Very perceptive blog post by Bill McKibben on the way our mainstream media seem to have a blind spot about the climate crisis as they continue to practice what Michael Mann called “the sociology of the last five minutes”.

The world—its politics, its economy, and its journalism — has trouble coping with the scale of the climate crisis. We can’t quite wrap our collective head around it, which has never been clearer to me than in these waning days of 2023.

Because the most important thing that happened this year was the heat. By far. It was hotter than it has been in at least 125,000 years on this planet. Every month since May was the hottest ever recorded. Ocean temperatures set a new all-time mark, over 100 degrees. Canada burned, filling the air above our cities with smoke.

And yet you really wouldn’t know it from reading the wrap-ups of the year’s news now appearing on one website after another…

Read on.
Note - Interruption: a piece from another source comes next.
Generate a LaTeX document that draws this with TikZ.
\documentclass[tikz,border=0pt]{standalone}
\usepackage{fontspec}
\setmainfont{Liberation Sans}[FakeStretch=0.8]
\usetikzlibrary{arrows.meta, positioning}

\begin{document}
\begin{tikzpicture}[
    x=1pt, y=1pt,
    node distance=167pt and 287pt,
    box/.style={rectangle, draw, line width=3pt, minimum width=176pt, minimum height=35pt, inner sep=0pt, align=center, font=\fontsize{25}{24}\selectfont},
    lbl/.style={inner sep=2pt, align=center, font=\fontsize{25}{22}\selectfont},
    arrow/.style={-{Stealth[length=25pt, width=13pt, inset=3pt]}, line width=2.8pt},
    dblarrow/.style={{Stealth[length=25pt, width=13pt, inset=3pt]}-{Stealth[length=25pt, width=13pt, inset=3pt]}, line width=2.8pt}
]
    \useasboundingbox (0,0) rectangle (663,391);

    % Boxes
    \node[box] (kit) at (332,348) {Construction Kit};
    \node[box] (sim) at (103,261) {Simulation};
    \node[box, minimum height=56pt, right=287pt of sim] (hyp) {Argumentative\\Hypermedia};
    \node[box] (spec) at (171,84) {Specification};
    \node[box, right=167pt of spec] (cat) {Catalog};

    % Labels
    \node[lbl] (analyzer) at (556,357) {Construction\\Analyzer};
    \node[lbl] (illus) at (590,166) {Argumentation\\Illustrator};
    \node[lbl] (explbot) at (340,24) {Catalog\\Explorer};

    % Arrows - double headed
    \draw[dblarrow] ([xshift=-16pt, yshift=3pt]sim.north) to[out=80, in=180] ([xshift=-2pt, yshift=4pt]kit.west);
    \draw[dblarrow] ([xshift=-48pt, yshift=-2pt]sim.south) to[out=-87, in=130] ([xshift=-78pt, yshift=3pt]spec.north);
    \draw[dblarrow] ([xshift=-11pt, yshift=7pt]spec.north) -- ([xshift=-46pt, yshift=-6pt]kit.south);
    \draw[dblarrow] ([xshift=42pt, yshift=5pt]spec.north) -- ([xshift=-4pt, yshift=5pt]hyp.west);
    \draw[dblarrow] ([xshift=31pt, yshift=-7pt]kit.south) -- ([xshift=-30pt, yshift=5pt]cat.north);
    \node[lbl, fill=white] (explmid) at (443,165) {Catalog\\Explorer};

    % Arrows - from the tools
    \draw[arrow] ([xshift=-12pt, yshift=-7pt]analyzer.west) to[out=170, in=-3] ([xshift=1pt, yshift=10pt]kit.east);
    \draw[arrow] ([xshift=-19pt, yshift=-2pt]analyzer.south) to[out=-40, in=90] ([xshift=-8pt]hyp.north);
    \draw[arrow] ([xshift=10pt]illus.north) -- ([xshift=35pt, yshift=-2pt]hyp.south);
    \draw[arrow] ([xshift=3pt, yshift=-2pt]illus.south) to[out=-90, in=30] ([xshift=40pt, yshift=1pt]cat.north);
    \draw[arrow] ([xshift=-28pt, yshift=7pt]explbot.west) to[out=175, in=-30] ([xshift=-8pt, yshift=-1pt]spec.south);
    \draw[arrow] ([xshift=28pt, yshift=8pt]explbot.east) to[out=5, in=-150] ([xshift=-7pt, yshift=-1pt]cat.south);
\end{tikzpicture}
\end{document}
It’s good — especially on the problem that while in geological terms “we’re warming at hellish pace” that’s not “how the 24/7 news cycle works”.
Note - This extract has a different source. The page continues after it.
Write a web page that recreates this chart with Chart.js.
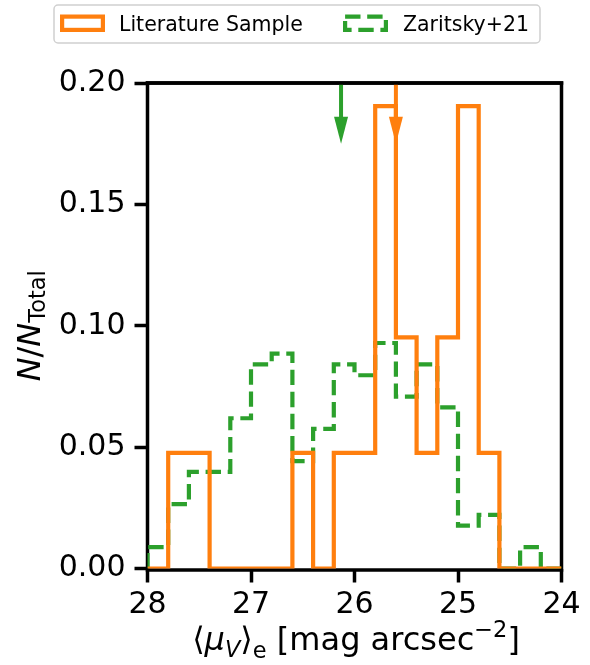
<!DOCTYPE html>
<html>
<head>
<meta charset="utf-8">
<script src="https://cdn.jsdelivr.net/npm/chart.js@4/dist/chart.umd.min.js"></script>
<style>
  html, body { margin:0; padding:0; background:#fff; }
  #c { display:block; }
</style>
</head>
<body>
<canvas id="c" width="590" height="665"></canvas>
<script>
// bin edges (mag arcsec^-2), bright end on the right
const binEdges = [28.0, 27.8, 27.6, 27.4, 27.2, 27.0, 26.8, 26.6, 26.4, 26.2, 26.0,
                  25.8, 25.6, 25.4, 25.2, 25.0, 24.8, 24.6, 24.4, 24.2, 24.0];

// N/N_total per bin
const litValues = [0, 0.0476, 0.0476, 0, 0, 0, 0, 0.0476, 0, 0.0476, 0.0476,
                   0.1905, 0.0952, 0.0476, 0.0952, 0.1905, 0.0476, 0, 0, 0];
const zarValues = [0.0088, 0.0265, 0.0398, 0.0398, 0.0619, 0.0841, 0.0885, 0.0442, 0.0575, 0.0841,
                   0.0796, 0.0929, 0.0708, 0.0841, 0.0664, 0.0177, 0.0221, 0, 0.0088, 0];

const seriesNames = ['Literature Sample', 'Zaritsky+21'];
const seriesColors = ['#ff7f0e', '#2ca02c'];

// median markers (arrows from the top)
const arrowX = [25.60, 26.13];
const arrowTip = 0.175;

const xTicks = [28, 27, 26, 25, 24];
const yTicks = [0, 0.05, 0.10, 0.15, 0.20];

const FONT = 'DejaVu Sans';
const LW = 4.2;
const DASH = [15.4, 6.7];

function stepPoints(edges, vals){
  const pts = [{x: edges[0], y: 0}];
  vals.forEach((v, i) => {
    pts.push({x: edges[i], y: v});
    pts.push({x: edges[i+1], y: v});
  });
  pts.push({x: edges[edges.length-1], y: 0});
  return pts;
}

const extras = {
  id: 'extras',
  beforeDatasetsDraw(chart){
    // frame under the step lines
    const ctx = chart.ctx, a = chart.chartArea;
    ctx.save();
    ctx.strokeStyle = '#000';
    ctx.lineWidth = 3.5;
    ctx.strokeRect(a.left, a.top, a.right - a.left, a.bottom - a.top + 1.5);
    ctx.restore();
  },
  afterDatasetsDraw(chart){
    const ctx = chart.ctx, a = chart.chartArea;
    const xs = chart.scales.x, ys = chart.scales.y;

    // arrows
    [1, 0].forEach(i => {
      const px = xs.getPixelForValue(arrowX[i]);
      const tip = ys.getPixelForValue(arrowTip);
      const headLen = 27, headW = 14;
      ctx.save();
      ctx.strokeStyle = seriesColors[i];
      ctx.fillStyle = seriesColors[i];
      ctx.lineWidth = 4;
      ctx.beginPath();
      ctx.moveTo(px, a.top);
      ctx.lineTo(px, tip - headLen + 2);
      ctx.stroke();
      ctx.beginPath();
      ctx.moveTo(px - headW/2, tip - headLen);
      ctx.lineTo(px + headW/2, tip - headLen);
      ctx.lineTo(px, tip);
      ctx.closePath();
      ctx.fill();
      ctx.restore();
    });

    // top spine over the arrow shafts
    ctx.save();
    ctx.strokeStyle = '#000';
    ctx.lineWidth = 3.5;
    ctx.beginPath();
    ctx.moveTo(a.left - 1.75, a.top);
    ctx.lineTo(a.right + 1.75, a.top);
    ctx.stroke();
    ctx.restore();
  },
  afterDraw(chart){
    const ctx = chart.ctx, a = chart.chartArea;
    ctx.save();
    ctx.fillStyle = '#000';
    ctx.textBaseline = 'alphabetic';

    // x axis title: <mu_V>_e [mag arcsec^-2]
    const big = 32, small = 22.5;
    const parts = [
      {t: '\u27E8', f: `${big}px "${FONT}"`, dy: 0},
      {t: '\u03BC', f: `italic ${big}px "${FONT}"`, dy: 0},
      {t: 'V', f: `italic ${small}px "${FONT}"`, dy: 7},
      {t: '\u27E9', f: `${big}px "${FONT}"`, dy: 0},
      {t: 'e', f: `${small}px "${FONT}"`, dy: 8},
      {t: ' [mag arcsec', f: `${big}px "${FONT}"`, dy: 0},
      {t: '\u22122', f: `${small}px "${FONT}"`, dy: -13},
      {t: ']', f: `${big}px "${FONT}"`, dy: 0}
    ];
    let w = 0;
    parts.forEach(p => { ctx.font = p.f; p.w = ctx.measureText(p.t).width; w += p.w; });
    let x = 356 - w/2;
    const base = 650;
    parts.forEach(p => { ctx.font = p.f; ctx.fillText(p.t, x, base + p.dy); x += p.w; });

    // y axis title: N/N_Total
    ctx.translate(40, (a.top + a.bottom)/2);
    ctx.rotate(-Math.PI/2);
    const yparts = [
      {t: 'N', f: `italic ${big}px "${FONT}"`, dy: 0},
      {t: '/', f: `${big}px "${FONT}"`, dy: 0},
      {t: 'N', f: `italic ${big}px "${FONT}"`, dy: 0},
      {t: 'Total', f: `${small}px "${FONT}"`, dy: 5}
    ];
    w = 0;
    yparts.forEach(p => { ctx.font = p.f; p.w = ctx.measureText(p.t).width; w += p.w; });
    x = -w/2;
    yparts.forEach(p => { ctx.font = p.f; ctx.fillText(p.t, x, p.dy); x += p.w; });
    ctx.restore();

    // legend
    ctx.save();
    const bx = 54, by = 5, bw = 486, bh = 38;
    ctx.strokeStyle = '#d0d0d0';
    ctx.lineWidth = 1.5;
    ctx.beginPath();
    ctx.roundRect(bx, by, bw, bh, 4);
    ctx.fillStyle = 'rgba(255,255,255,0.8)';
    ctx.fill();
    ctx.stroke();
    const items = [
      {px: 60, tx: 119, dash: []},
      {px: 343, tx: 403, dash: DASH}
    ];
    items.forEach((it, i) => {
      ctx.strokeStyle = seriesColors[i];
      ctx.lineWidth = LW;
      ctx.setLineDash(it.dash);
      ctx.strokeRect(it.px + 2.1, 16.6, 40.8, 13.3);
      ctx.setLineDash([]);
      ctx.fillStyle = '#000';
      ctx.font = `20.5px "${FONT}"`;
      ctx.fillText(seriesNames[i], it.tx, 31);
    });
    ctx.restore();
  }
};

new Chart(document.getElementById('c'), {
  type: 'line',
  data: {
    datasets: [
      {
        label: seriesNames[0],
        data: stepPoints(binEdges, litValues),
        borderColor: seriesColors[0],
        borderWidth: LW,
        pointRadius: 0,
        fill: false,
        tension: 0
      },
      {
        label: seriesNames[1],
        data: stepPoints(binEdges, zarValues),
        borderColor: seriesColors[1],
        borderWidth: LW,
        borderDash: DASH,
        pointRadius: 0,
        fill: false,
        tension: 0
      }
    ]
  },
  options: {
    responsive: false,
    animation: false,
    devicePixelRatio: 1,
    layout: { padding: { top: 83, right: 28.5, left: 0, bottom: 0 } },
    plugins: { legend: { display: false }, tooltip: { enabled: false } },
    scales: {
      x: {
        type: 'linear',
        reverse: true,
        min: 24, max: 28,
        afterBuildTicks: s => { s.ticks = xTicks.map(v => ({value: v})); },
        afterFit: s => { s.height = 96.5; },
        ticks: {
          color: '#000',
          font: { family: FONT, size: 30 },
          padding: 5,
          maxRotation: 0,
          callback: v => String(v)
        },
        grid: { drawOnChartArea: false, drawTicks: true, tickLength: 14, tickWidth: 3.5, tickColor: '#000' },
        border: { display: false }
      },
      y: {
        min: 0, max: 0.2,
        afterBuildTicks: s => { s.ticks = yTicks.map(v => ({value: v})); },
        afterFit: s => { s.width = 147.5; },
        ticks: {
          color: '#000',
          font: { family: FONT, size: 30 },
          padding: 9,
          callback: v => v.toFixed(2)
        },
        grid: { drawOnChartArea: false, drawTicks: true, tickLength: 13, tickWidth: 3.5, tickColor: '#000' },
        border: { display: false }
      }
    }
  },
  plugins: [extras]
});
</script>
</body>
</html>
For all the hype in 2023, we don’t know what AI’s long-term impact will be

Yesterday’s Observer column.

So the lesson of history in relation to tech bubbles is this: what things will be left after the bubble bursts? Because they always do. Which neatly brings us back to the current madness about AI. Sure, it’s wonderful that it enables people who are unable to string sentences together to “write” coherent prose. And, as Cory Doctorow observes, it’s great that teenagers playing Dungeons & Dragons can access an image generator that creates epic illustrations of their characters fighting monsters – even if the images depict “six-fingered swordspeople with three pupils in each eye”. And that the tech can do all of the other tricks that are entrancing millions of people – who are, by the way, mostly using it for free. But what of lasting value will be left? What will the historians of the next century regard as the enduring legacy of the technology?

Read on

My commonplace booklet

From Gallup

This holiday season, 43% of U.S. workers say they plan to take a vacation during the holidays, and of that group, roughly half — or 21% of all workers — will completely disconnect from work. Meanwhile, 22% of workers will be taking a vacation but checking in with work via email or other means.


Something I noticed, while drinking from the Internet firehose.
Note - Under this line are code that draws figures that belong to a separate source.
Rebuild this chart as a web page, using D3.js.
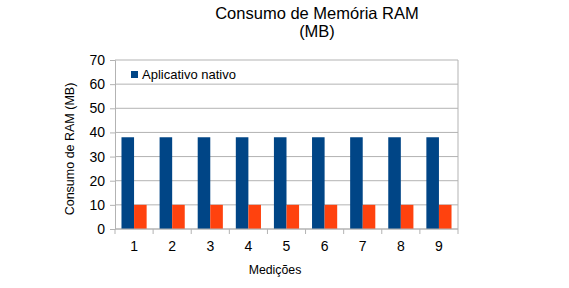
<!DOCTYPE html>
<html>
<head>
<meta charset="utf-8">
<script src="https://cdn.jsdelivr.net/npm/d3@7"></script>
<style>
  body { margin: 0; background: #fff; }
  text { font-family: "Liberation Sans", Arial, sans-serif; fill: #000; }
</style>
</head>
<body>
<div id="chart"></div>
<script>
// chart data
var categories = ["1", "2", "3", "4", "5", "6", "7", "8", "9"];
var seriesNames = ["Aplicativo nativo", "Aplicativo web"];
var nativo = [38, 38, 38, 38, 38, 38, 38, 38, 38];
var web = [10, 10, 10, 10, 10, 10, 10, 10, 10];
var yTicks = [0, 10, 20, 30, 40, 50, 60, 70];
var colors = ["#004586", "#ff420e"];

var width = 569, height = 288;
var margin = { top: 60, right: 111, bottom: 59, left: 115 };
var plotW = width - margin.left - margin.right,
    plotH = height - margin.top - margin.bottom;

var svg = d3.select("#chart")
    .append("svg")
    .attr("width", width)
    .attr("height", height);

var g = svg.append("g")
    .attr("transform", "translate(" + margin.left + "," + margin.top + ")");

var x = d3.scaleBand().domain(categories).range([0, plotW])
    .paddingInner(0.34).paddingOuter(0.17);
var xSub = d3.scaleBand().domain([0, 1]).range([0, x.bandwidth()]);
var y = d3.scaleLinear().domain([0, 70]).range([plotH, 0]);

// grid lines
g.selectAll(".grid")
    .data(yTicks)
    .join("line")
    .attr("x1", 0)
    .attr("x2", plotW)
    .attr("y1", function (d) { return y(d); })
    .attr("y2", function (d) { return y(d); })
    .attr("stroke", "#b3b3b3")
    .attr("stroke-width", 1);

// right border
g.append("line")
    .attr("x1", plotW).attr("x2", plotW)
    .attr("y1", 0).attr("y2", plotH)
    .attr("stroke", "#b3b3b3");

// bars
var rows = categories.map(function (c, i) { return { cat: c, vals: [nativo[i], web[i]] }; });
var groups = g.selectAll(".grp")
    .data(rows)
    .join("g")
    .attr("transform", function (d) { return "translate(" + x(d.cat) + ",0)"; });

groups.selectAll("rect")
    .data(function (d) { return d.vals.map(function (v, k) { return { k: k, v: v }; }); })
    .join("rect")
    .attr("x", function (d) { return xSub(d.k); })
    .attr("width", xSub.bandwidth())
    .attr("y", function (d) { return y(d.v); })
    .attr("height", function (d) { return plotH - y(d.v); })
    .attr("fill", function (d) { return colors[d.k]; });

// y axis
var yAxis = g.append("g")
    .call(d3.axisLeft(y).tickValues(yTicks).tickSize(5).tickPadding(5));
yAxis.selectAll("path, line").attr("stroke", "#b3b3b3");
yAxis.selectAll("text").style("font-size", "14px").style("font-family", "Liberation Sans, Arial, sans-serif");

// x axis with ticks at category boundaries
var xAxis = g.append("g")
    .attr("transform", "translate(0," + plotH + ")");
xAxis.append("line")
    .attr("x1", 0).attr("x2", plotW)
    .attr("stroke", "#b3b3b3");
var bounds = d3.range(categories.length + 1).map(function (i) { return i * x.step(); });
xAxis.selectAll(".xt")
    .data(bounds)
    .join("line")
    .attr("x1", function (d) { return d; })
    .attr("x2", function (d) { return d; })
    .attr("y1", 0).attr("y2", 5)
    .attr("stroke", "#b3b3b3");
xAxis.selectAll(".xl")
    .data(categories)
    .join("text")
    .attr("x", function (d) { return x(d) + x.bandwidth() / 2; })
    .attr("y", 22)
    .attr("text-anchor", "middle")
    .style("font-size", "14px")
    .text(function (d) { return d; });

// legend
var leg = g.append("g").attr("transform", "translate(16,11)");
leg.append("rect")
    .attr("width", 7).attr("height", 7)
    .attr("fill", colors[0]);
leg.append("text")
    .attr("x", 11).attr("y", 7.5)
    .style("font-size", "13px")
    .text(seriesNames[0]);

// titles
svg.append("text")
    .attr("x", 317).attr("y", 19)
    .attr("text-anchor", "middle")
    .style("font-size", "16.5px")
    .text("Consumo de Memória RAM");
svg.append("text")
    .attr("x", 317).attr("y", 37)
    .attr("text-anchor", "middle")
    .style("font-size", "16.5px")
    .text("(MB)");

svg.append("text")
    .attr("transform", "translate(74,149) rotate(-90)")
    .attr("text-anchor", "middle")
    .style("font-size", "12.5px")
    .text("Consumo de RAM (MB)");

svg.append("text")
    .attr("x", 275)
    .attr("y", 274)
    .attr("text-anchor", "middle")
    .style("font-size", "12.3px")
    .text("Medições");
</script>
</body>
</html>
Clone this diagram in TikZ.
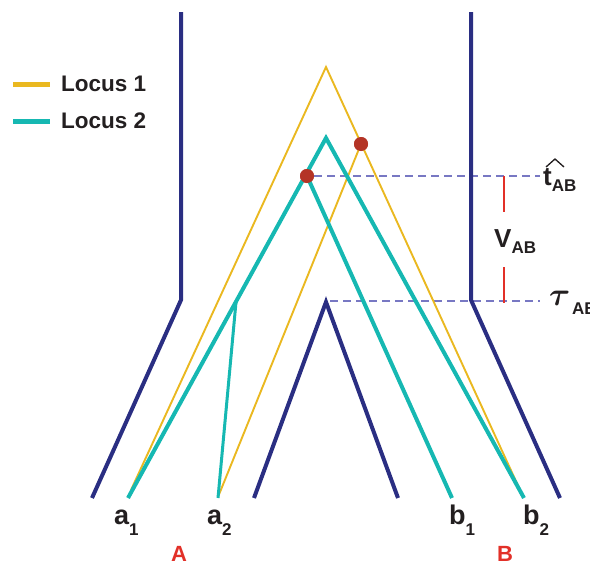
\documentclass[tikz,border=0pt]{standalone}
\usepackage{amsmath}
\usepackage{bm}
\usepackage{graphicx}
\usepackage{fontspec}
\setmainfont{Liberation Sans}
\newfontfamily\heavy{Liberation Sans Bold}
\definecolor{navy}{RGB}{42,46,130}
\definecolor{teal2}{RGB}{22,184,178}
\definecolor{gold}{RGB}{234,184,32}
\definecolor{dotred}{RGB}{180,52,38}
\definecolor{segred}{RGB}{226,48,40}
\definecolor{lav}{RGB}{120,120,195}
\definecolor{ink}{RGB}{35,31,32}
\tikzset{
  species/.style={draw=navy,line width=4pt,line join=miter},
  locusone/.style={draw=gold,line width=1.9pt},
  locustwo/.style={draw=teal2,line width=4pt},
  guide/.style={draw=lav,line width=1.2pt,dash pattern=on 8pt off 5pt},
  marker/.style={draw=segred,line width=2.5pt},
  evt/.style={circle,fill=dotred,inner sep=0pt,minimum size=14pt},
  lbl/.style={inner sep=0pt,text=ink,font=\heavy},
  leglbl/.style={inner sep=0pt,text=ink,font=\heavy\fontsize{22.5}{24}\selectfont,anchor=west},
  poplbl/.style={inner sep=0pt,text=segred,font=\heavy\fontsize{22}{24}\selectfont},
  hatmark/.style={draw=ink,line width=1.3pt,line join=miter},
}
\newcommand{\tiplabel}[2]{{\fontsize{27}{30}\selectfont #1}\raisebox{-11pt}{\fontsize{17}{18}\selectfont #2}}
\newcommand{\symlabel}[1]{{\fontsize{26}{28}\selectfont #1}\raisebox{-6pt}{\fontsize{17}{18}\selectfont AB}}
\begin{document}
\begin{tikzpicture}[x=1pt,y=-1pt]
\useasboundingbox (0,0) rectangle (590,565);
% species tree coordinates
\coordinate (LT) at (181,12);
\coordinate (LB) at (181,300);
\coordinate (LE) at (92,498);
\coordinate (RT) at (471,12);
\coordinate (RB) at (471,300);
\coordinate (RE) at (560,498);
\coordinate (IA) at (326,302);
\coordinate (IL) at (254,498);
\coordinate (IR) at (398,498);
% locus 1
\coordinate (Y0) at (326,67);
\coordinate (Ya1) at (131,490);
\coordinate (Yb2) at (520,490);
\coordinate (Ya2) at (218,497);
% locus 2
\coordinate (T0) at (326,138);
\coordinate (Ta1) at (128,498);
\coordinate (Tb2) at (524,498);
\coordinate (Tb1) at (452,498);
\coordinate (Tj) at (236,302);
\coordinate (Ta2) at (218,498);
% guides
\coordinate (G1) at (540,176);
\coordinate (G2s) at (330,301);
\coordinate (G2) at (540,301);
\coordinate (S1a) at (504,176);
\coordinate (S1b) at (504,212);
\coordinate (S2a) at (504,267);
\coordinate (S2b) at (504,303);
% legend
\coordinate (L1a) at (13,84);
\coordinate (L1b) at (50,84);
\coordinate (L2a) at (13,121);
\coordinate (L2b) at (50,121);
% hat of t
\coordinate (H1) at (546,167);
\coordinate (H2) at (555,159);
\coordinate (H3) at (564,167);

\node[evt] (D1) at (361,144) {};
\node[evt] (D2) at (307,176) {};

% dashed guides
\draw[guide] (D2) -- (G1);
\draw[guide] (G2s) -- (G2);

% locus 1
\draw[locusone] (Ya1) -- (Y0) -- (Yb2);
\draw[locusone] (Ya2) -- (D1.center);

% locus 2
\draw[locustwo] (Ta1) -- (T0) -- (Tb2);
\draw[locustwo] (D2.center) -- (Tb1);
\draw[locustwo,line width=3pt] (Tj) -- (Ta2);

% species tree
\draw[species] (LT) -- (LB) -- (LE);
\draw[species] (RT) -- (RB) -- (RE);
\draw[species] (IL) -- (IA) -- (IR);

% coalescence dots on top
\node[evt] at (D1) {};
\node[evt] at (D2) {};

% markers
\draw[marker] (S1a) -- (S1b);
\draw[marker] (S2a) -- (S2b);

% legend
\draw[locusone,line width=5pt] (L1a) -- (L1b);
\draw[locustwo,line width=5pt] (L2a) -- (L2b);
\node[leglbl] (leg1) at (61,84) {Locus 1};
\node[leglbl] (leg2) at (61,121) {Locus 2};

% tip labels
\node[lbl,anchor=base west] (a1) at (114,524) {\tiplabel{a}{1}};
\node[lbl,anchor=base west] (a2) at (207,524) {\tiplabel{a}{2}};
\node[lbl,anchor=base west] (b1) at (449,524) {\tiplabel{b}{1}};
\node[lbl,anchor=base west] (b2) at (523,524) {\tiplabel{b}{2}};
\node[poplbl] (A) at (179,554) {A};
\node[poplbl] (B) at (505,554) {B};

% time labels
\node[lbl,anchor=base west] (that) at (543,185) {\symlabel{t}};
\draw[hatmark] (H1) -- (H2) -- (H3);
\node[lbl,anchor=base west] (vab) at (494,247) {\symlabel{V}};
\node[lbl,anchor=base west] (tau) at (549,305) {{\fontsize{24}{26}\selectfont\scalebox{1.3}{$\bm{\tau}$}}};
\node[lbl,anchor=base west,font=\heavy\fontsize{17}{18}\selectfont] (tauab) at (572,314) {AB};
\end{tikzpicture}
\end{document}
From Dave Winer (Whom God Preserve)…

In the early 80s, my main development machine was an Apple II, believe it or not. Sometimes the machine would just refuse to boot, so I’d get on El Camino to Computer Plus in Sunnyvale, which was the main developer store in the Valley, owned by Dick and Lucy Applebaum and Mark Wozniak. Very often when I got to the store and plugged the machine in, it would start right up. That became a superstition, if your computer won’t launch take it for a ride in the car. Anyway, this morning, in 2023, my web app, the new version of that I’m working on was in a state that was really depressing. I was working on making it mobile-friendly and nothing I did would make the timeline fit into the allotted space. I was at my wits end, thinking maybe I’d have to revert my changes and try another approach. So I went out for a walk, it’s a nice day, kind of warm, and the air is clear, no rain, and there are even some trees in bloom which is weird considering that it’s the day after Christmas for crying out loud. But it was a good thing to do, when I got back I had a plan for how to go forward. My brain was now clear. I got myself a nice bowl of fruit salad and a glass of water, and sat down and rolled up my sleeves, and I bet by now dear reader you’ve figured out the punchline. It worked. I did nothing. Every bit showed up in the right place, more or less (modulo some tweaking). Back with Apple II in the 80s it wasn’t really magic. The chips weren’t soldered into the motherboard on the machine, and they would get pretty hot, and when you’d turn the computer off and on, it would go hot and cold, which meant the pins on the chips would expand and contract and in doing so, over months, one could unseat. A trip in the car might just jog it back into its socket. The same way, forty years later, if you get up from the computer and go for a walk, when you come back, cached requests have now aged-out and the files that weren’t getting refreshed are now up to date, and it turns out I wasn’t crazy or incompetent, and it probably wasn’t some kind of act of god, it’s just the internet being the internet.


Eugene O’Connor wrote to criticise the Oscar Wilde quote about glasses being half-full or half-empty.

Actually, on earth, the glass is always full … of fluid. Half gas and half liquid.

On the moon it might be different, but who would want to drink there, there’s no atmosphere.

Quite. But Wilde didn’t read physics at Oxford, which is probably just as well.